What is a Benedictine Oblate?

Saint Benedict suggests a way on which we will be able to let go of our “ego” a bit at a time and become open to the fullness of life. What he recommends to the Abbot of the monastery, for instance, is helpful for us all: Sobriety not only of the stomach but as a basic attitude of mindfulness: To courageously letting go of thoughts, desires and emotions, in order to face our own truth, to accept the reality of ourselves and become merciful to others. Our Oblate Chapter is an invitation to discover what God has in store for each one of us every day.

Oblates are everyday people with jobs, families and other responsibilities. They can be clergy or laity and come from a variety of Christian faith traditions. Originally, St. Benedict used the term Oblate (from the Latin word oblatus - “one who is offered”) to refer to children who were offered to the monastery by their parents in order to be raised and educated there, presumably to become monastic when of age.
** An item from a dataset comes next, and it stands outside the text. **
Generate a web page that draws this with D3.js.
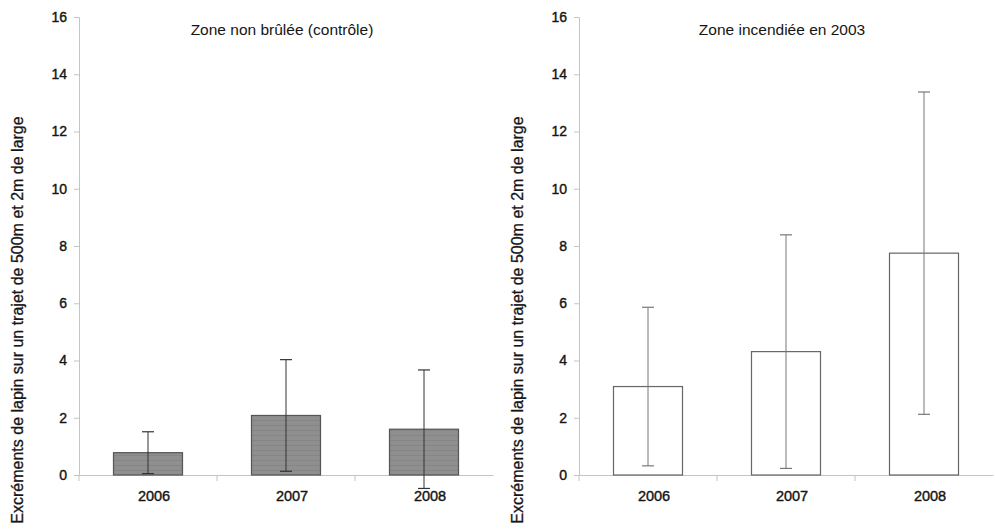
<!DOCTYPE html>
<html>
<head>
<meta charset="utf-8">
<style>
  body { margin: 0; background: #fff; }
  svg text { font-family: "Liberation Sans", Arial, sans-serif; fill: #151515; }
</style>
</head>
<body>
<div id="chart"></div>
<script src="https://d3js.org/d3.v7.min.js"></script>
<script>
// data (means and standard deviations)
var years = ["2006", "2007", "2008"];
var controlMean = [0.78, 2.08, 1.60];
var controlSd = [0.73, 1.95, 2.07];
var burnedMean = [3.09, 4.31, 7.75];
var burnedSd = [2.77, 4.08, 5.63];
var yTicks = [0, 2, 4, 6, 8, 10, 12, 14, 16];
var yLabel = "Excréments de lapin sur un trajet de 500m et 2m de large";

var width = 995, height = 530;

var svg = d3.select("#chart")
  .append("svg")
  .attr("width", width)
  .attr("height", height);

// faint horizontal scan lines on the grey bars
var pat = svg.append("defs").append("pattern")
  .attr("id", "grey")
  .attr("patternUnits", "userSpaceOnUse")
  .attr("width", 6)
  .attr("height", 5);
pat.append("rect").attr("width", 6).attr("height", 5).attr("fill", "#8f8f8f");
pat.append("line")
  .attr("x1", 0).attr("x2", 6).attr("y1", 0.5).attr("y2", 0.5)
  .attr("stroke", "#858585").attr("stroke-width", 1);

// draws one panel
function panel(left, title, means, sds, style) {
  var x = d3.scaleBand().domain(years).range([left + 79, left + 493])
    .paddingInner(0.5).paddingOuter(0.25);
  var y = d3.scaleLinear().domain([0, 16]).range([475, 17]);
  var g = svg.append("g");

  // y axis
  var ya = g.append("g")
    .attr("transform", "translate(" + (left + 79) + ",0)")
    .call(d3.axisLeft(y).tickValues(yTicks).tickSize(5).tickPadding(7));
  ya.select(".domain").attr("stroke", "#c4c4c4");
  ya.selectAll(".tick line").attr("stroke", "#c4c4c4");
  ya.selectAll("text")
    .attr("font-size", 14)
    .attr("stroke", "#151515")
    .attr("stroke-width", 0.4)
    .attr("fill", "#151515");

  // x axis
  var xa = g.append("g")
    .attr("transform", "translate(0,475)")
    .call(d3.axisBottom(x).tickSize(0).tickPadding(16));
  xa.select(".domain").attr("stroke", "#c4c4c4");
  xa.selectAll("text")
    .attr("dx", 6)
    .attr("font-size", 14.5)
    .attr("stroke", "#151515")
    .attr("stroke-width", 0.4)
    .attr("fill", "#151515");

  // tick marks between categories
  var step = x.step();
  g.selectAll(".sep")
    .data(years)
    .enter()
    .append("line")
    .attr("x1", function(d) { return x(d) + x.bandwidth() / 2 - step / 2; })
    .attr("x2", function(d) { return x(d) + x.bandwidth() / 2 - step / 2; })
    .attr("y1", 475)
    .attr("y2", 481)
    .attr("stroke", "#c4c4c4");

  // bars
  g.selectAll(".bar")
    .data(years)
    .enter()
    .append("rect")
    .attr("x", function(d) { return x(d); })
    .attr("width", x.bandwidth())
    .attr("y", function(d, i) { return y(means[i]); })
    .attr("height", function(d, i) { return y(0) - y(means[i]); })
    .attr("fill", style.fill)
    .attr("stroke", style.stroke)
    .attr("stroke-width", 1.2);

  // error bars
  var err = g.selectAll(".err")
    .data(years)
    .enter()
    .append("g")
    .attr("transform", function(d) { return "translate(" + (x(d) + x.bandwidth() / 2) + ",0)"; });
  err.append("line")
    .attr("y1", function(d, i) { return y(means[i] + sds[i]); })
    .attr("y2", function(d, i) { return y(means[i] - sds[i]); })
    .attr("stroke", style.err)
    .attr("stroke-width", 1);
  err.append("line")
    .attr("x1", -6).attr("x2", 6)
    .attr("y1", function(d, i) { return y(means[i] + sds[i]); })
    .attr("y2", function(d, i) { return y(means[i] + sds[i]); })
    .attr("stroke", style.err)
    .attr("stroke-width", 1.2);
  err.append("line")
    .attr("x1", -6).attr("x2", 6)
    .attr("y1", function(d, i) { return y(means[i] - sds[i]); })
    .attr("y2", function(d, i) { return y(means[i] - sds[i]); })
    .attr("stroke", style.err)
    .attr("stroke-width", 1.2);

  // title
  g.append("text")
    .attr("x", left + 282)
    .attr("y", 35)
    .attr("text-anchor", "middle")
    .attr("font-size", 15.5)
    .text(title);

  // y label
  g.append("text")
    .attr("transform", "translate(" + (left + 23) + ",320) rotate(-90)")
    .attr("text-anchor", "middle")
    .attr("font-size", 16)
    .attr("stroke", "#151515")
    .attr("stroke-width", 0.3)
    .text(yLabel);
}

panel(0, "Zone non brûlée (contrôle)", controlMean, controlSd,
  { fill: "url(#grey)", stroke: "#555", err: "#333" });
panel(500, "Zone incendiée en 2003", burnedMean, burnedSd,
  { fill: "#ffffff", stroke: "#666", err: "#777" });
</script>
</body>
</html>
By their commitment to the Rule of Benedict, modern-day Oblates benefit from an ancient spiritual tradition that has led countless other monastics and Oblates to holiness. Just as candidates for the monastery are tested to see whether they "truly seek God" (RB 58), so are those who seek to become Oblates. They become committed above all else to seek God in Jesus Christ.

The Benedictine motto ora et labora [pray and work] cooperates with God’s plan to make all things new, to always be in conversation with God through prayer and to value the dignity of work and human activity.




We believe that the divine presence is everywhere … We live by the labor of our own hands.